Print

Tonjiru

While most of the world knows Japan for only one soup, there's more to the Japanese soup repertoire than miso soup. Tonjiru (豚汁), which is also sometimes called Butajiru, literally means "pork soup" and is a mainstay at the dinner table during the frigid months of winter. To make the preparation fast, the pork is usually sliced thin and the vegetables are chopped small. For my version I've turned it into a stew, with big chunks of pork belly, konnyaku, carrot, and taro.
Course Entree, Soups & Stews
Cuisine Best, Japanese
Level Beginner
Main Ingredient Pork, Vegetable
Diet Dairy-Free, Low-Carb
Prep Time 15 minutes
Total Time 15 minutes
Servings 4 serving

Ingredients

  • 450 grams pork belly (cut into bite-size chunks)
  • 2 scallions (white parts chopped, green parts thinly sliced)
  • 2.5 centimeters fresh ginger (sliced into 8 coins)
  • 1/4 cup sake
  • 6 cups water
  • 6 centimeters dashi kombu
  • 160 grams burdock root (~1 root)
  • 1 large carrot (cut into bit-size chunks)
  • 200 grams konnyaku (cut into bite-size chunks)
  • 200 grams baby taro (peeled and cut in half)
  • 1/4 cup yellow miso (to taste)

Instructions

  1. Put the pork belly into a cold pan, and turn on the heat to medium. The pork should release some fat as the pan heats up so you shouldn't need to add any oil. Once some oil has rendered out, add the white parts of the scallions and ginger and fry until the surface of the pork is cooked and a brown crust has formed on the bottom of the pan.
  2. Turn up the heat to high and then add the sake. Use the liquid to scrape up the brown fond on the bottom of the pan, and boil until there's almost no liquid left.
  3. Add the water and kombu, and then bring to a boil. Skim off any foam that accumulates at the surface until there's no more foam accumulating.
  4. Cover with a lid and turn down the heat to maintain a gentle simmer, and cook for about 40 minutes.
  5. Meanwhile, fill a bowl with cold water, then add a tablespoon of vinegar or lemon juice. Working quickly, peel the burdock, then use a sharp knife to whittle away chips of burdock as you rotate the root with your other hand.
  6. Remove the kombu and ginger. Skim off as much excess fat as you can.
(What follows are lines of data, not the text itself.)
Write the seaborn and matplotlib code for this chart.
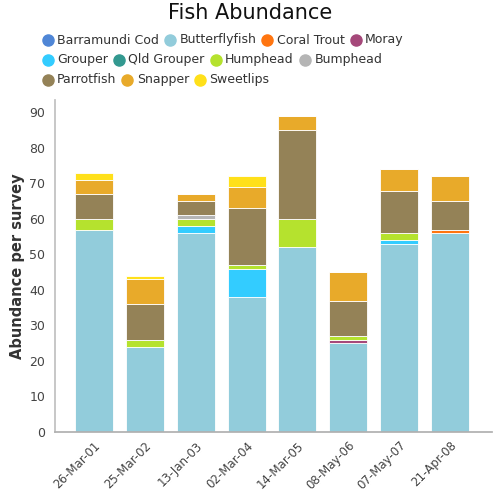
import matplotlib
matplotlib.use("Agg")
import matplotlib.pyplot as plt
import seaborn as sns
import pandas as pd
import numpy as np
from matplotlib.lines import Line2D

dates = ["26-Mar-01", "25-Mar-02", "13-Jan-03", "02-Mar-04",
         "14-Mar-05", "08-May-06", "07-May-07", "21-Apr-08"]

species = ["Barramundi Cod", "Butterflyfish", "Coral Trout", "Moray",
           "Grouper", "Qld Grouper", "Humphead", "Bumphead",
           "Parrotfish", "Snapper", "Sweetlips"]

barramundi_cod = [0, 0, 0, 0, 0, 0, 0, 0]
butterflyfish = [57, 24, 56, 38, 52, 25, 53, 56]
coral_trout = [0, 0, 0, 0, 0, 0, 0, 1]
moray = [0, 0, 0, 0, 0, 1, 0, 0]
grouper = [0, 0, 2, 8, 0, 0, 1, 0]
qld_grouper = [0, 0, 0, 0, 0, 0, 0, 0]
humphead = [3, 2, 2, 1, 8, 1, 2, 0]
bumphead = [0, 0, 1, 0, 0, 0, 0, 0]
parrotfish = [7, 10, 4, 16, 25, 10, 12, 8]
snapper = [4, 7, 2, 6, 4, 8, 6, 7]
sweetlips = [2, 1, 0, 3, 0, 0, 0, 0]

series = [barramundi_cod, butterflyfish, coral_trout, moray, grouper,
          qld_grouper, humphead, bumphead, parrotfish, snapper, sweetlips]

colors = ["#4f86d6", "#92ccdb", "#ff7510", "#a5487a", "#33ccff",
          "#339990", "#b5e22e", "#b5b5b5", "#948257", "#e8aa2a", "#ffe01a"]

sns.set_theme(style="white")
plt.rcParams['font.family'] = ['DejaVu Sans']

W = H = 500
fig = plt.figure(figsize=(5, 5), dpi=100)
ax = fig.add_axes([0.11, 0.136, 0.874, 0.664])

bottom = np.zeros(len(dates))
for name, vals, col in zip(species, series, colors):
    df = pd.DataFrame({"date": dates, "value": vals})
    sns.barplot(data=df, x="date", y="value", color=col, ax=ax,
                bottom=bottom, width=0.75, edgecolor="#ffffff",
                linewidth=0.6, saturation=1, errorbar=None)
    bottom = bottom + np.array(vals)

ax.set_ylim(0, 93.5)
ax.set_xlim(-0.77, 7.83)
ax.set_yticks(range(0, 100, 10))
ax.set_xlabel("")
ax.set_ylabel("Abundance per survey", fontsize=10.5, fontweight="bold",
              color="#333333")
ax.yaxis.set_label_coords(-0.068, 0.5)
ax.tick_params(axis="y", labelsize=9, colors="#444444", length=0, pad=7)
ax.tick_params(axis="x", labelsize=8.5, colors="#444444", length=0, pad=5)
for lbl in ax.get_xticklabels():
    lbl.set_rotation(45)
    lbl.set_ha("right")
    lbl.set_rotation_mode("anchor")
for s in ["top", "right"]:
    ax.spines[s].set_visible(False)
ax.spines["left"].set_color("#c0c0c0")
ax.spines["bottom"].set_color("#b0b0b0")
ax.grid(False)

fig.text(0.5, 1 - 13 / H, "Fish Abundance", ha="center", va="center",
         fontsize=15, color="#111111")

rows = [species[0:4], species[4:8], species[8:11]]
crow = [colors[0:4], colors[4:8], colors[8:11]]
ys_px = [40, 59.5, 79.5]
renderer = fig.canvas.get_renderer()
for r, cr, ypx in zip(rows, crow, ys_px):
    xpx = 47.5
    y = 1 - ypx / H
    for name, c in zip(r, cr):
        fig.add_artist(Line2D([xpx / W], [y], marker="o", linestyle="",
                              markersize=8, markerfacecolor=c,
                              markeredgecolor=c, transform=fig.transFigure))
        t = fig.text((xpx + 9.5) / W, y, name, fontsize=9, color="#333333",
                     va="center", ha="left")
        bb = t.get_window_extent(renderer=renderer)
        xpx = bb.x1 + 11

fig.savefig("out.png", dpi=100)
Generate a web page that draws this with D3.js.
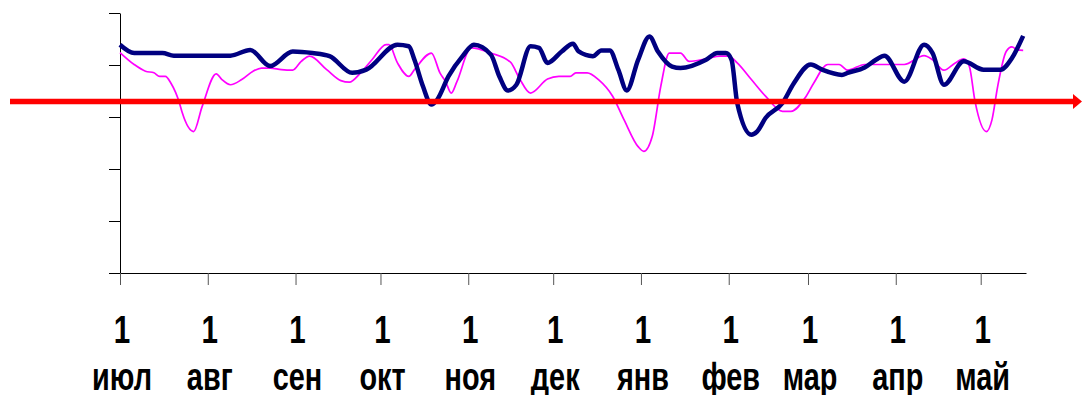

Drain the burdock and add it to the tonjiru along with the carrots, konnyaku and taro.
  7. Simmer until the vegetables are tender. Turn down the heat to low, then add the miso. Because the salinity of miso varies by brand, taste the soup and add more miso if it needs more salt.
  8. Add the green parts of the scallions, and serve.